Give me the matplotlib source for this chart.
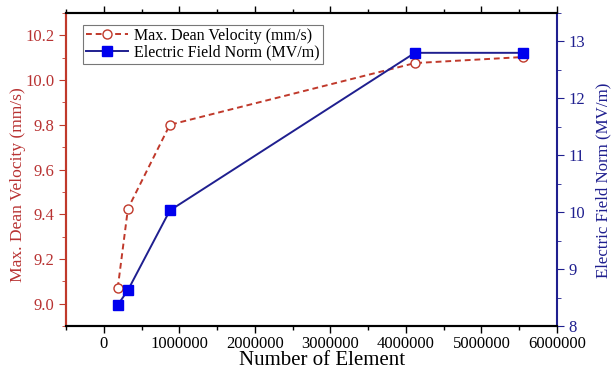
import matplotlib
matplotlib.use("Agg")
import matplotlib.pyplot as plt
from matplotlib.ticker import MultipleLocator

plt.rcParams['font.family'] = ['Liberation Serif', 'DejaVu Serif']

elements = [185000, 320000, 875000, 4120000, 5550000]
dean_velocity = [9.07, 9.425, 9.80, 10.076, 10.103]
elements_e = [185000, 320000, 875000, 4120000, 5550000]
efield = [8.37, 8.63, 10.03, 12.8, 12.8]

red = '#c0392b'
redtxt = '#b83232'
navy = '#1f1f8f'
blue = '#0000ee'

fig = plt.figure(figsize=(6.14, 3.69), dpi=100)
ax = fig.add_axes([0.1075, 0.1165, 0.7995, 0.8483])
ax2 = ax.twinx()

l1, = ax.plot(elements, dean_velocity, linestyle=(0, (3, 2)), color=red, lw=1.4,
              marker='o', markersize=6.5, markerfacecolor='white',
              markeredgecolor=red, markeredgewidth=1.0,
              label='Max. Dean Velocity (mm/s)')
l2, = ax2.plot(elements_e, efield, linestyle='-', color=navy, lw=1.4,
               marker='s', markersize=6.5, markerfacecolor=blue,
               markeredgecolor=blue, label='Electric Field Norm (MV/m)')

ax.set_xlim(-500000, 6000000)
ax.set_ylim(8.9, 10.3)
ax2.set_ylim(8, 13.5)

ax.xaxis.set_major_locator(MultipleLocator(1000000))
ax.xaxis.set_minor_locator(MultipleLocator(500000))
ax.yaxis.set_major_locator(MultipleLocator(0.2))
ax.yaxis.set_minor_locator(MultipleLocator(0.1))
ax2.yaxis.set_major_locator(MultipleLocator(1))
ax2.yaxis.set_minor_locator(MultipleLocator(0.5))

ax.xaxis.set_major_formatter(matplotlib.ticker.FuncFormatter(lambda v, p: f"{int(round(v))}"))
ax.yaxis.set_major_formatter(matplotlib.ticker.FormatStrFormatter('%.1f'))

ax.tick_params(axis='x', which='both', direction='out', top=True, labelsize=12, colors='black', pad=2.5)
ax.tick_params(axis='x', which='major', length=5, width=1)
ax.tick_params(axis='x', which='minor', length=3, width=1)
ax.tick_params(axis='y', which='both', direction='out', color=red, labelcolor=redtxt, labelsize=12)
ax.tick_params(axis='y', which='major', length=5)
ax.tick_params(axis='y', which='minor', length=3)
ax2.tick_params(axis='y', which='both', direction='out', color=navy, labelcolor=navy, labelsize=12)
ax2.tick_params(axis='y', which='major', length=5)
ax2.tick_params(axis='y', which='minor', length=3)

for s in ['top', 'bottom']:
    ax.spines[s].set_linewidth(1.5)
    ax2.spines[s].set_linewidth(1.5)
ax2.spines['left'].set_color(red)
ax2.spines['left'].set_linewidth(1.5)
ax.spines['left'].set_color(red)
ax.spines['left'].set_linewidth(1.5)
ax2.spines['right'].set_color(navy)
ax2.spines['right'].set_linewidth(1.5)
ax.spines['right'].set_visible(False)

ax.set_xlabel('Number of Element', fontsize=15)
ax.xaxis.label.set_va('baseline')
ax.xaxis.set_label_coords(0.521, -0.1246)

ax.set_ylabel('Max. Dean Velocity (mm/s)', fontsize=12.6, color=redtxt)
ax.yaxis.label.set_va('center')
ax.yaxis.set_label_coords(-0.0988, 0.452)

ax2.set_ylabel('Electric Field Norm (MV/m)', fontsize=12.2, color=navy)
ax2.yaxis.label.set_va('center')
ax2.yaxis.set_label_coords(1.0957, 0.464)

leg = ax.legend(handles=[l1, l2], loc='upper left', bbox_to_anchor=(0.035, 0.963),
                fontsize=11.5, frameon=True, fancybox=False, edgecolor='#555555',
                handlelength=2.6, borderpad=0.2, labelspacing=0.05, handletextpad=0.4,
                borderaxespad=0)
leg.get_frame().set_linewidth(0.8)

fig.savefig('out.png', dpi=100)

§ **Request**:
Transcribe all the data word for word; the images stay out.

§ **Solution**:
Give me the matplotlib source for this chart.
import matplotlib
matplotlib.use("Agg")
import matplotlib.pyplot as plt
from matplotlib.ticker import MultipleLocator

plt.rcParams['font.family'] = ['Liberation Serif', 'DejaVu Serif']

elements = [185000, 320000, 875000, 4120000, 5550000]
dean_velocity = [9.07, 9.425, 9.80, 10.076, 10.103]
elements_e = [185000, 320000, 875000, 4120000, 5550000]
efield = [8.37, 8.63, 10.03, 12.8, 12.8]

red = '#c0392b'
redtxt = '#b83232'
navy = '#1f1f8f'
blue = '#0000ee'

fig = plt.figure(figsize=(6.14, 3.69), dpi=100)
ax = fig.add_axes([0.1075, 0.1165, 0.7995, 0.8483])
ax2 = ax.twinx()

l1, = ax.plot(elements, dean_velocity, linestyle=(0, (3, 2)), color=red, lw=1.4,
              marker='o', markersize=6.5, markerfacecolor='white',
              markeredgecolor=red, markeredgewidth=1.0,
              label='Max. Dean Velocity (mm/s)')
l2, = ax2.plot(elements_e, efield, linestyle='-', color=navy, lw=1.4,
               marker='s', markersize=6.5, markerfacecolor=blue,
               markeredgecolor=blue, label='Electric Field Norm (MV/m)')

ax.set_xlim(-500000, 6000000)
ax.set_ylim(8.9, 10.3)
ax2.set_ylim(8, 13.5)

ax.xaxis.set_major_locator(MultipleLocator(1000000))
ax.xaxis.set_minor_locator(MultipleLocator(500000))
ax.yaxis.set_major_locator(MultipleLocator(0.2))
ax.yaxis.set_minor_locator(MultipleLocator(0.1))
ax2.yaxis.set_major_locator(MultipleLocator(1))
ax2.yaxis.set_minor_locator(MultipleLocator(0.5))

ax.xaxis.set_major_formatter(matplotlib.ticker.FuncFormatter(lambda v, p: f"{int(round(v))}"))
ax.yaxis.set_major_formatter(matplotlib.ticker.FormatStrFormatter('%.1f'))

ax.tick_params(axis='x', which='both', direction='out', top=True, labelsize=12, colors='black', pad=2.5)
ax.tick_params(axis='x', which='major', length=5, width=1)
ax.tick_params(axis='x', which='minor', length=3, width=1)
ax.tick_params(axis='y', which='both', direction='out', color=red, labelcolor=redtxt, labelsize=12)
ax.tick_params(axis='y', which='major', length=5)
ax.tick_params(axis='y', which='minor', length=3)
ax2.tick_params(axis='y', which='both', direction='out', color=navy, labelcolor=navy, labelsize=12)
ax2.tick_params(axis='y', which='major', length=5)
ax2.tick_params(axis='y', which='minor', length=3)

for s in ['top', 'bottom']:
    ax.spines[s].set_linewidth(1.5)
    ax2.spines[s].set_linewidth(1.5)
ax2.spines['left'].set_color(red)
ax2.spines['left'].set_linewidth(1.5)
ax.spines['left'].set_color(red)
ax.spines['left'].set_linewidth(1.5)
ax2.spines['right'].set_color(navy)
ax2.spines['right'].set_linewidth(1.5)
ax.spines['right'].set_visible(False)

ax.set_xlabel('Number of Element', fontsize=15)
ax.xaxis.label.set_va('baseline')
ax.xaxis.set_label_coords(0.521, -0.1246)

ax.set_ylabel('Max. Dean Velocity (mm/s)', fontsize=12.6, color=redtxt)
ax.yaxis.label.set_va('center')
ax.yaxis.set_label_coords(-0.0988, 0.452)

ax2.set_ylabel('Electric Field Norm (MV/m)', fontsize=12.2, color=navy)
ax2.yaxis.label.set_va('center')
ax2.yaxis.set_label_coords(1.0957, 0.464)

leg = ax.legend(handles=[l1, l2], loc='upper left', bbox_to_anchor=(0.035, 0.963),
                fontsize=11.5, frameon=True, fancybox=False, edgecolor='#555555',
                handlelength=2.6, borderpad=0.2, labelspacing=0.05, handletextpad=0.4,
                borderaxespad=0)
leg.get_frame().set_linewidth(0.8)

fig.savefig('out.png', dpi=100)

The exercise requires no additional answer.